Democrats' release of Trump taxes raises questions about audits, transparency and privacy: ANALYSIS
Democrats had long vowed a narrow "legislative purpose" in seeking the records.
Democrats' vote on Tuesday to publicly release former President Donald Trump's tax records caps a years-long legal and political battle over transparency that also poses new questions about partisan gamesmanship, taxpayer privacy and government auditing.
"This is not being punitive. This is not about being malicious," said Chairman Richard Neal of the House Ways and Means Committee, which plans, within days, to release portions of Trump tax returns from 2015-2020.
The committee has initially released a summary of the tax information from that same period.
Neal, D-Mass., said Tuesday that the move -- done along party lines -- was overwhelmingly in the public interest despite federal law that generally prohibits disclosure of individual Americans' tax returns without their permission or a court order.
IRS records lawfully released to one of three congressional tax committees can, under federal law, "be submitted by the committee to the Senate or the House of Representatives, or to both." In other words, made public. But the statute also says that personal identifying information about the taxpayer must be redacted in such an instance; the committee says it is currently scrubbing Trump's returns.

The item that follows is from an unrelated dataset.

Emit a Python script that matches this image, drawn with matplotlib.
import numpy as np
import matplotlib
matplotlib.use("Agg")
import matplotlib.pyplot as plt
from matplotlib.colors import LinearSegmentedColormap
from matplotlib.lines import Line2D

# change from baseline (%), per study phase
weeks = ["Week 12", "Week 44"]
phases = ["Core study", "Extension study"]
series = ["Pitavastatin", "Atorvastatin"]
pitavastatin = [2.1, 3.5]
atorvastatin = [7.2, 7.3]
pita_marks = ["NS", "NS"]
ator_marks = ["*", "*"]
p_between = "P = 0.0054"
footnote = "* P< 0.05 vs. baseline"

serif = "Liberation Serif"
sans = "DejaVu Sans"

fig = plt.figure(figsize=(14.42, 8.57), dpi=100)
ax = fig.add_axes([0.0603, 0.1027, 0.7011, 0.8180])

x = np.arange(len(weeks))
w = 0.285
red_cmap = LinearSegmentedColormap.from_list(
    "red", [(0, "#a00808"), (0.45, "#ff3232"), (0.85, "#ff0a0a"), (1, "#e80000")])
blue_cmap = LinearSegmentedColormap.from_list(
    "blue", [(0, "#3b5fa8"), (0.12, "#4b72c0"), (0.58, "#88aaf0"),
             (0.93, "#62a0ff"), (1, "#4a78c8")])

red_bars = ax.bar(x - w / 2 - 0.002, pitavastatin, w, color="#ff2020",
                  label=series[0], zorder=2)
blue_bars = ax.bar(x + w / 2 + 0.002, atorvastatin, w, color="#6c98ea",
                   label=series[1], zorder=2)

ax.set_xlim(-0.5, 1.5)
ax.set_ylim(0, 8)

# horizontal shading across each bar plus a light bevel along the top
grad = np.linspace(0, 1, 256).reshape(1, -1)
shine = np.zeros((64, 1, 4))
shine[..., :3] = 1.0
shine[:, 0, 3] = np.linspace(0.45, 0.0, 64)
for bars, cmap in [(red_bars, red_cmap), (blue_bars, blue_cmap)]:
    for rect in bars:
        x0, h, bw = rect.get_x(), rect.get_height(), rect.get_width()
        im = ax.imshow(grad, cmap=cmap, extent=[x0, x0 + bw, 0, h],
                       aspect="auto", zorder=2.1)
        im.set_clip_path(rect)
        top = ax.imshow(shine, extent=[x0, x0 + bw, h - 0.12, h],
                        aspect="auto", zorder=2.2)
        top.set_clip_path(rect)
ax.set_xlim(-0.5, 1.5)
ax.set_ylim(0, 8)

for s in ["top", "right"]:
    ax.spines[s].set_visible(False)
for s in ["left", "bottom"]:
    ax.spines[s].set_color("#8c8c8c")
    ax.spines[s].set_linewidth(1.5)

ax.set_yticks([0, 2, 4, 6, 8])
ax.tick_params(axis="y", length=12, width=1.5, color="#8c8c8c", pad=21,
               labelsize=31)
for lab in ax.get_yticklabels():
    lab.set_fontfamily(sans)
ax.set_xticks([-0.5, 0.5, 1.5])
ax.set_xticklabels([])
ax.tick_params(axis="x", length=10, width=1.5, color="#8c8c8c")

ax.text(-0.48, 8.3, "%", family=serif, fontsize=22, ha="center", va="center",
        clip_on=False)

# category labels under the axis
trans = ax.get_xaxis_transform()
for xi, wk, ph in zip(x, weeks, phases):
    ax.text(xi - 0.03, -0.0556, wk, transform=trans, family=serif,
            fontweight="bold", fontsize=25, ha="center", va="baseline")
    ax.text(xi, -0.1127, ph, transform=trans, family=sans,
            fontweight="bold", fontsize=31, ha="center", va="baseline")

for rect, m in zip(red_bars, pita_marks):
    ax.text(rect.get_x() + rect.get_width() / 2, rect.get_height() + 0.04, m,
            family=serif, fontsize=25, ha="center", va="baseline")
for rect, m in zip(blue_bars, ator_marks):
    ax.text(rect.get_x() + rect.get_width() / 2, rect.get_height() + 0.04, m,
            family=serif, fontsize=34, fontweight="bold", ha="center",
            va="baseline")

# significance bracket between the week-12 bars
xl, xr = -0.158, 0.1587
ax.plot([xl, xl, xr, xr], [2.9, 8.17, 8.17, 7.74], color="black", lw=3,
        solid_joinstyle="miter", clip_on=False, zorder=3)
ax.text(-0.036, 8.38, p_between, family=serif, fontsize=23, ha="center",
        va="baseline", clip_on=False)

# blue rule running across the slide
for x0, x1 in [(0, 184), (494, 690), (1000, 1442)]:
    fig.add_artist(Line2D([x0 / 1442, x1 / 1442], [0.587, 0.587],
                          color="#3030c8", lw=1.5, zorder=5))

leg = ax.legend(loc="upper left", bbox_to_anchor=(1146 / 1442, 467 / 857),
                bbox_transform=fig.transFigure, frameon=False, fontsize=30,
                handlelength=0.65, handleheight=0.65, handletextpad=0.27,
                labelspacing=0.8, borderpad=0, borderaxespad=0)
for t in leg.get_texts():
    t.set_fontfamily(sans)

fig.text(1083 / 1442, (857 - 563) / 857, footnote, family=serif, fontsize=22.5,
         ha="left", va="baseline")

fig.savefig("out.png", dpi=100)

The committee revealed Tuesday that lawmakers learned there had been no audits of the former president's tax returns while he was in office before 2019, despite an IRS policy that they be annually performed. It remains unclear why the IRS delayed its review.
"This rises above politics," Neal said.
The committee's planned release of Trump's records, coming just three weeks after the committee obtained them from the IRS and with Democrats on the verge of surrendering power in the House, has drawn sharp condemnation from Republicans.

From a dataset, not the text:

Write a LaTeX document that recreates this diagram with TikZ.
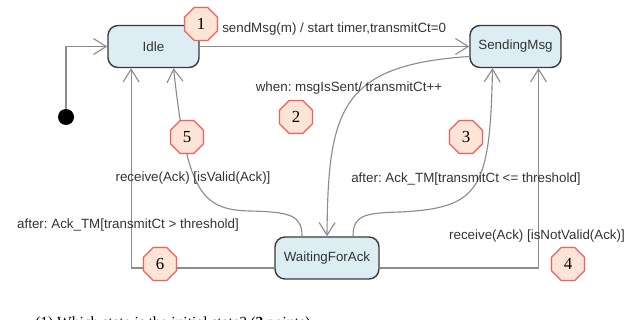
\documentclass[tikz,border=0pt]{standalone}
\usepackage{fontspec}
\setmainfont{Liberation Sans}
\newfontfamily\numfont{Liberation Serif}
\usetikzlibrary{arrows.meta,shapes.geometric,calc}
\frenchspacing

\definecolor{statefill}{HTML}{DCEEF4}
\definecolor{stateedge}{HTML}{3A3A3A}
\definecolor{wire}{HTML}{8C8C8C}
\definecolor{badgefill}{HTML}{FCE4D6}
\definecolor{badgeedge}{HTML}{FF5A5A}

\begin{document}
\begin{tikzpicture}[x=0.025cm, y=-0.025cm,
    state/.style = {draw=stateedge, line width=1pt, fill=statefill, rounded corners=0.25cm, minimum height=1.05cm, font=\fontsize{9.5}{11}\selectfont, text=black!80},
    trans/.style = {draw=wire, line width=0.8pt, -{Straight Barb[length=3.2mm,width=4mm]}},
    badge/.style = {regular polygon, regular polygon sides=8, draw=badgeedge, fill=badgefill, line width=0.8pt, minimum size=0.89cm, inner sep=0pt, font=\numfont\fontsize{12}{12}\selectfont},
    lbl/.style = {font=\fontsize{9.5}{11}\selectfont, text=black!80, inner sep=0pt}]
    % Page size
    \useasboundingbox (0,0) rectangle (643,320);

    % States
    \node[state, minimum width=2.275cm] (idle) at (153.5,46.5) {Idle};
    \node[state, minimum width=2.275cm] (sending) at (515.5,46.5) {SendingMsg};
    \node[state, minimum width=2.6cm] (waiting) at (327,258) {WaitingForAck};
    \node[circle, fill=black, minimum size=0.4cm, inner sep=0pt] (init) at (66,117) {};

    % Initial transition
    \draw[trans] (init) |- (idle);
    % Idle to SendingMsg
    \draw[trans] (idle) -- (sending);
    % SendingMsg to WaitingForAck
    \draw[trans] ([yshift=-0.25cm]sending.west) .. controls (340,65) and (328,110) .. (waiting.north);
    % WaitingForAck back to SendingMsg
    \draw[trans] ([xshift=0.65cm]waiting.north) .. controls (353,215) and (365,213) .. (400,212)
        .. controls (480,208) and (490,190) .. ([xshift=-0.575cm]sending.south);
    \draw[trans] ([yshift=-0.25cm]waiting.east) -| ([xshift=0.575cm]sending.south);
    % WaitingForAck back to Idle
    \draw[trans] ([xshift=-0.625cm]waiting.north) .. controls (302,215) and (290,212) .. (250,211)
        .. controls (200,210) and (187,190) .. ([xshift=0.5cm]idle.south);
    \draw[trans] ([yshift=-0.25cm]waiting.west) -| ([xshift=-0.56cm]idle.south);

    % Transition labels
    \node[lbl, anchor=west] (l1) at (222,29) {sendMsg(m) / start timer,transmitCt=0};
    \node[lbl] (l2) at (349,88) {when: msgIsSent/ transmitCt++};
    \node[lbl] (l5) at (193,178) {receive(Ack) [isValid(Ack)]};
    \node[lbl] (l3) at (466,179) {after: Ack\_TM[transmitCt <= threshold]};
    \node[lbl] (l6) at (128,225) {after: Ack\_TM[transmitCt > threshold]};
    \node[lbl] (l4) at (537,236) {receive(Ack) [isNotValid(Ack)]};

    % Numbered badges
    \node[badge] (b1) at (201,24) {1};
    \node[badge] (b2) at (296,117) {2};
    \node[badge] (b3) at (466,137) {3};
    \node[badge] (b4) at (568,264) {4};
    \node[badge] (b5) at (187,137) {5};
    \node[badge] (b6) at (160,264) {6};

    % Question text cut at the bottom
    \node[anchor=base west, inner sep=0pt, font=\numfont\fontsize{11}{13}\selectfont] (q1) at (35,327) {(1) Which state is the initial state? (\textbf{2} points)};
\end{tikzpicture}
\end{document}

While not unprecedented, involuntary public release of an American's tax records is highly unusual and rare.
"Ways and Means Democrats are unleashing a dangerous new political weapon that reaches far beyond President Trump and jeopardizes the privacy of every American," Rep. Kevin Brady of Texas, the committee's top Republican, said in a statement.

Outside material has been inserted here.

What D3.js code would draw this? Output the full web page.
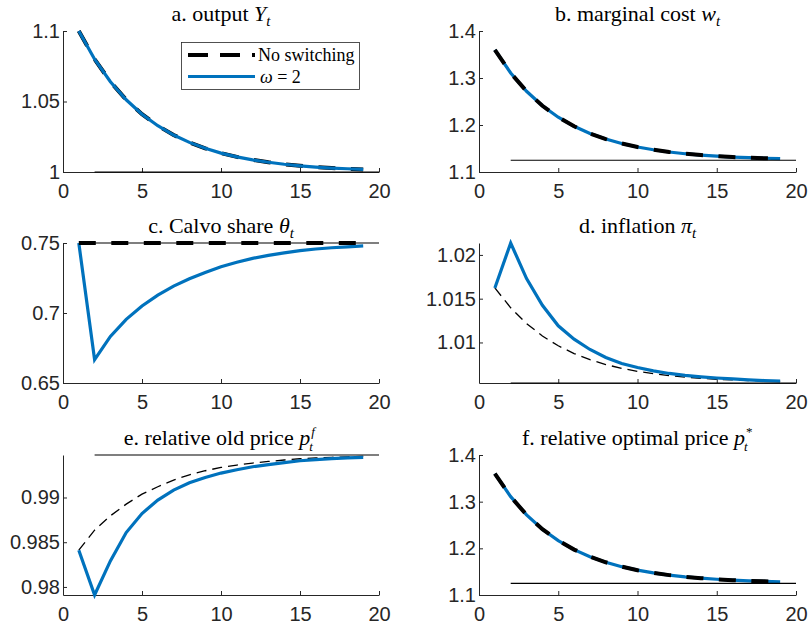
<!DOCTYPE html>
<html>
<head>
<meta charset="utf-8">
<script src="https://cdn.jsdelivr.net/npm/d3@7"></script>
<style>
  body { margin: 0; background: #fff; }
  svg { display: block; }
</style>
</head>
<body>
<script>
// periods after the shock
const periods = [1, 2, 3, 4, 5, 6, 7, 8, 9, 10, 11, 12, 13, 14, 15, 16, 17, 18, 19];
const ssPeriods = [2, 20];
const xTicks = [0, 5, 10, 15, 20];

// a. output
const outputNoSwitch = [1.1000, 1.0800, 1.0640, 1.0512, 1.0410, 1.0328, 1.0262, 1.0210, 1.0168, 1.0134,
                        1.0107, 1.0086, 1.0069, 1.0055, 1.0044, 1.0035, 1.0028, 1.0023, 1.0018];
const outputOmega2 = [1.1000, 1.0800, 1.0640, 1.0512, 1.0410, 1.0328, 1.0262, 1.0210, 1.0168, 1.0134,
                      1.0107, 1.0086, 1.0069, 1.0055, 1.0044, 1.0035, 1.0028, 1.0023, 1.0018];
const outputSS = 1;

// b. marginal cost
const costNoSwitch = [1.3600, 1.3107, 1.2717, 1.2409, 1.2165, 1.1973, 1.1821, 1.1701, 1.1607, 1.1532,
                      1.1473, 1.1426, 1.1389, 1.1360, 1.1337, 1.1318, 1.1304, 1.1293, 1.1284];
const costOmega2 = [1.3600, 1.3107, 1.2717, 1.2409, 1.2165, 1.1973, 1.1821, 1.1701, 1.1607, 1.1532,
                    1.1473, 1.1426, 1.1389, 1.1360, 1.1337, 1.1318, 1.1304, 1.1293, 1.1284];
const costSS = 1.125;

// c. Calvo share
const calvoNoSwitch = [0.75, 0.75, 0.75, 0.75, 0.75, 0.75, 0.75, 0.75, 0.75, 0.75,
                       0.75, 0.75, 0.75, 0.75, 0.75, 0.75, 0.75, 0.75, 0.75];
const calvoOmega2 = [0.7500, 0.6667, 0.6833, 0.6955, 0.7050, 0.7128, 0.7192, 0.7244, 0.7290, 0.7330,
                     0.7362, 0.7390, 0.7412, 0.7430, 0.7445, 0.7457, 0.7466, 0.7473, 0.7479];
const calvoSS = 0.75;

// d. inflation
const inflNoSwitch = [1.01623, 1.01396, 1.01216, 1.01074, 1.00962, 1.00873, 1.00803, 1.00748, 1.00704, 1.00670,
                      1.00643, 1.00621, 1.00604, 1.00591, 1.00580, 1.00572, 1.00565, 1.00560, 1.00556];
const inflOmega2 = [1.01623, 1.02136, 1.01729, 1.01424, 1.01190, 1.01038, 1.00920, 1.00828, 1.00760, 1.00714,
                    1.00676, 1.00646, 1.00624, 1.00607, 1.00594, 1.00583, 1.00573, 1.00565, 1.00558];
const inflSS = 1.00537;

// e. relative old price
const oldNoSwitch = [0.98411, 0.98635, 0.98795, 0.98926, 0.99038, 0.99120, 0.99195, 0.99254, 0.99299, 0.99336,
                     0.99363, 0.99385, 0.99403, 0.99419, 0.99433, 0.99442, 0.99449, 0.99455, 0.99459];
const oldOmega2 = [0.98411, 0.97910, 0.98291, 0.98608, 0.98821, 0.98971, 0.99083, 0.99165, 0.99224, 0.99273,
                   0.99310, 0.99344, 0.99368, 0.99390, 0.99411, 0.99424, 0.99434, 0.99442, 0.99448];
const oldSS = 0.99475;

// f. relative optimal price
const optNoSwitch = [1.3600, 1.3107, 1.2717, 1.2409, 1.2165, 1.1973, 1.1821, 1.1701, 1.1607, 1.1532,
                     1.1473, 1.1426, 1.1389, 1.1360, 1.1337, 1.1318, 1.1304, 1.1293, 1.1284];
const optOmega2 = [1.3600, 1.3107, 1.2717, 1.2409, 1.2165, 1.1973, 1.1821, 1.1701, 1.1607, 1.1532,
                   1.1473, 1.1426, 1.1389, 1.1360, 1.1337, 1.1318, 1.1304, 1.1293, 1.1284];
const optSS = 1.125;

const legendLabels = ["No switching", "\u03c9 = 2"];

// look
const BLUE = "#0072BD";
const INK = "#262626";
const tickFont = "'Liberation Sans', Arial, sans-serif";
const texFont = "'Liberation Serif', 'Times New Roman', serif";
const styles = {
    thick: { stroke: "#000", width: 4, dash: "17,15.5" },
    thin: { stroke: "#000", width: 1.3, dash: "10,6" },
    blue: { stroke: BLUE, width: 3.2, dash: null }
};

const cols = [[63, 379], [479, 796]];
const rows = [[31, 172], [243, 383], [455, 595]];

// title pieces: [text, kind] where kind is "" | "i" | "sub" | "supsub"
const panels = [
    { col: 0, row: 0, title: [["a. output ", ""], ["Y", "i"], ["t", "sub"]],
      domain: [1, 1.1], yTicks: [1, 1.05, 1.1], ss: outputSS, legend: true,
      series: [[outputNoSwitch, "thick"], [outputOmega2, "blue"]] },
    { col: 1, row: 0, title: [["b. marginal cost ", ""], ["w", "i"], ["t", "sub"]],
      domain: [1.1, 1.4], yTicks: [1.1, 1.2, 1.3, 1.4], ss: costSS,
      series: [[costOmega2, "blue"], [costNoSwitch, "thick"]] },
    { col: 0, row: 1, title: [["c. Calvo share ", ""], ["\u03b8", "i"], ["t", "sub"]],
      domain: [0.65, 0.75], yTicks: [0.65, 0.7, 0.75], ss: calvoSS,
      series: [[calvoOmega2, "blue"], [calvoNoSwitch, "thick"]] },
    { col: 1, row: 1, title: [["d. inflation ", ""], ["\u03c0", "i"], ["t", "sub"]],
      domain: null, yTicks: [1.01, 1.015, 1.02], ss: inflSS,
      series: [[inflNoSwitch, "thin"], [inflOmega2, "blue"]] },
    { col: 0, row: 2, title: [["e. relative old price ", ""], ["p", "i"], ["f|t", "supsub"]],
      domain: null, yTicks: [0.98, 0.985, 0.99], ss: oldSS,
      series: [[oldNoSwitch, "thin"], [oldOmega2, "blue"]] },
    { col: 1, row: 2, title: [["f. relative optimal price ", ""], ["p", "i"], ["*|t", "supsub"]],
      domain: [1.1, 1.4], yTicks: [1.1, 1.2, 1.3, 1.4], ss: optSS,
      series: [[optOmega2, "blue"], [optNoSwitch, "thick"]] }
];

const svg = d3.select("body").append("svg")
    .attr("width", 808)
    .attr("height", 628)
    .style("background", "#fff");

const fmt = d3.format("~g");

panels.forEach(function(p) {
    const [x0, x1] = cols[p.col];
    const [y0, y1] = rows[p.row];

    let domain = p.domain;
    if (!domain) {
        // tight limits around everything drawn
        const all = p.series.flatMap(s => s[0]).concat([p.ss]);
        domain = d3.extent(all);
    }

    const x = d3.scaleLinear().domain([0, 20]).range([x0, x1]);
    const y = d3.scaleLinear().domain(domain).range([y1, y0]);

    const g = svg.append("g");

    // axes, ticks pointing inwards like matlab
    const xAxis = g.append("g")
        .attr("transform", `translate(0,${y1})`)
        .call(d3.axisBottom(x).tickValues(xTicks).tickFormat(fmt)
            .tickSizeInner(-4).tickSizeOuter(0).tickPadding(12));
    const yAxis = g.append("g")
        .attr("transform", `translate(${x0},0)`)
        .call(d3.axisLeft(y).tickValues(p.yTicks).tickFormat(fmt)
            .tickSizeInner(-4).tickSizeOuter(0).tickPadding(3));
    [xAxis, yAxis].forEach(a => {
        a.select(".domain").attr("stroke", INK).attr("stroke-width", 1);
        a.selectAll(".tick line").attr("stroke", INK).attr("stroke-width", 1);
        a.selectAll(".tick text")
            .attr("fill", INK)
            .attr("font-family", tickFont)
            .attr("font-size", 20);
    });

    // curves
    const line = d3.line()
        .x((d, i) => x(periods[i]))
        .y(d => y(d));
    p.series.forEach(function([values, key]) {
        const st = styles[key];
        g.append("path")
            .datum(values)
            .attr("d", line)
            .attr("fill", "none")
            .attr("stroke", st.stroke)
            .attr("stroke-width", st.width)
            .attr("stroke-dasharray", st.dash)
            .attr("stroke-linejoin", "miter");
    });

    // steady state
    g.append("line")
        .attr("x1", x(ssPeriods[0]))
        .attr("x2", x(ssPeriods[1]))
        .attr("y1", y(p.ss))
        .attr("y2", y(p.ss))
        .attr("stroke", "#000")
        .attr("stroke-width", 1.2);

    // title
    const title = g.append("text")
        .attr("x", (x0 + x1) / 2)
        .attr("y", y0 - 10)
        .attr("text-anchor", "middle")
        .attr("font-family", texFont)
        .attr("font-size", 22)
        .attr("fill", "#000");
    p.title.forEach(function([t, kind]) {
        if (kind === "") {
            title.append("tspan").text(t).style("white-space", "pre");
        } else if (kind === "i") {
            title.append("tspan").attr("font-style", "italic").text(t);
        } else if (kind === "sub") {
            title.append("tspan").attr("font-style", "italic")
                .attr("font-size", 15).attr("dy", 5).text(t);
        } else {
            // stacked super/subscript as two separate texts so they do not collide
            const [sup, sub] = t.split("|");
            title.attr("x", (x0 + x1) / 2 - 4);
            const bb = title.node().getBBox();
            const sx = bb.x + bb.width;
            g.append("text")
                .attr("x", sx + 1).attr("y", y0 - 19)
                .attr("font-family", texFont)
                .attr("font-size", 13)
                .attr("font-style", sup === "*" ? "normal" : "italic")
                .text(sup);
            g.append("text")
                .attr("x", sx - 1).attr("y", y0 - 4)
                .attr("font-family", texFont)
                .attr("font-size", 13)
                .attr("font-style", "italic")
                .text(sub);
        }
    });

    if (p.legend) {
        const lg = g.append("g");
        lg.append("rect")
            .attr("x", 181.5).attr("y", 42.5)
            .attr("width", 178).attr("height", 47)
            .attr("fill", "#fff")
            .attr("stroke", INK)
            .attr("stroke-width", 0.8);
        lg.append("line")
            .attr("x1", 188).attr("x2", 255).attr("y1", 55).attr("y2", 55)
            .attr("stroke", "#000").attr("stroke-width", 4)
            .attr("stroke-dasharray", "20,12");
        lg.append("line")
            .attr("x1", 188).attr("x2", 255).attr("y1", 76.5).attr("y2", 76.5)
            .attr("stroke", BLUE).attr("stroke-width", 3);
        lg.append("text")
            .attr("x", 258).attr("y", 61)
            .attr("font-family", texFont).attr("font-size", 18)
            .text(legendLabels[0]);
        const t2 = lg.append("text")
            .attr("x", 260).attr("y", 82.5)
            .attr("font-family", texFont).attr("font-size", 18);
        t2.append("tspan").attr("font-style", "italic").text(legendLabels[1].slice(0, 1));
        t2.append("tspan").style("white-space", "pre").text(legendLabels[1].slice(1));
    }
});
</script>
</body>
</html>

For years, the Democratic-led committee argued it was primarily seeking Trump's records for private review to help inform legislation governing presidential ethics and audits.
"Our interest here is in policy," Neal insisted in a 2019 interview as the committee launched its court fight to obtain six years of Trump's records from the IRS, a request that the Treasury Department blocked while Trump was in office.
In October, the House panel told the U.S. Supreme Court that Trump's records were essential to "examining the need for 'legislation on equitable tax administration, including legislation on the President's tax compliance,' and [that] the Committee 'cannot properly evaluate the effectiveness or fairness of the [IRS presidential] audit program... without access to the requested materials."
When the former president's legal team challenged those objectives as "pretext" for a politically motivated release of Trump's private information, the committee disputed those claims.
"The Chairman's request robustly articulated and documented the legislative need for the request," the committee told the high court. The justices ultimately sided with the committee.
"I don't think this about-face is coming as a big surprise, but it risks putting Congress at a disadvantage in future court cases," said Sarah Isgur, an ABC News legal contributor and former Justice Department attorney in the Trump administration.
"The judges and justices who reviewed this case took the committee at its word that they were pursuing a legitimate purpose as legislators and not as political opponents," Isgur said. "Playing politics within days of getting these documents -- and before there's been any of the promised legislative activity -- will undercut their credibility for the next case where they ask the court to defer to their legislative prerogatives."
Democrats insist Trump's records, now in hand, have helped shape legislative proposals to require the IRS to complete a mandatory presidential audit within 90 days of an inauguration and that they are also exploring new regulations around presidential ethics disclosures.
But with Republicans set to assume control of the House in January, those initiatives may be short-lived.
"Going forward, partisans in Congress have nearly unlimited power to target political enemies by obtaining and making public their private tax returns to embarrass and destroy them," Brady said of the precedent Democrats may be setting.
A congressional body has never before released as much private tax information about a current or former president as the Ways and Means Committee is expected to publish about Trump.
In 1974, a joint congressional committee examined four years of former President Richard Nixon's tax returns and publicly released a bipartisan report with key information and analysis.
In 2014, House Republicans voted to authorize the release of some confidential IRS tax records in a bid to investigate allegations of political targeting inside the agency.
Trump became the first president in approximately 40 years not to voluntarily release tax records, shielding from public view details of his complex business and financial dealings.
Before Tuesday's release, previously leaked portions of his records to The New York Times had showed he paid little to no federal income taxes over nearly two decades, between roughly 2000 and 2020.
Some experts said the committee's decision wasn't likely to have larger ramifications.
"I don't think this sets any precedent regarding the release of other tax returns, beyond those of presidents -- especially if the release is framed as seeking to restore a norm of transparency around presidential tax returns," said Kate Shaw, law professor at the Cardozo School of Law and an ABC News legal contributor.
"It does seem to me that Congress should still pursue federal legislation regarding the tax returns of presidents and presidential candidates," Shaw said, "and I don't think this release does or should prevent Congress from doing that."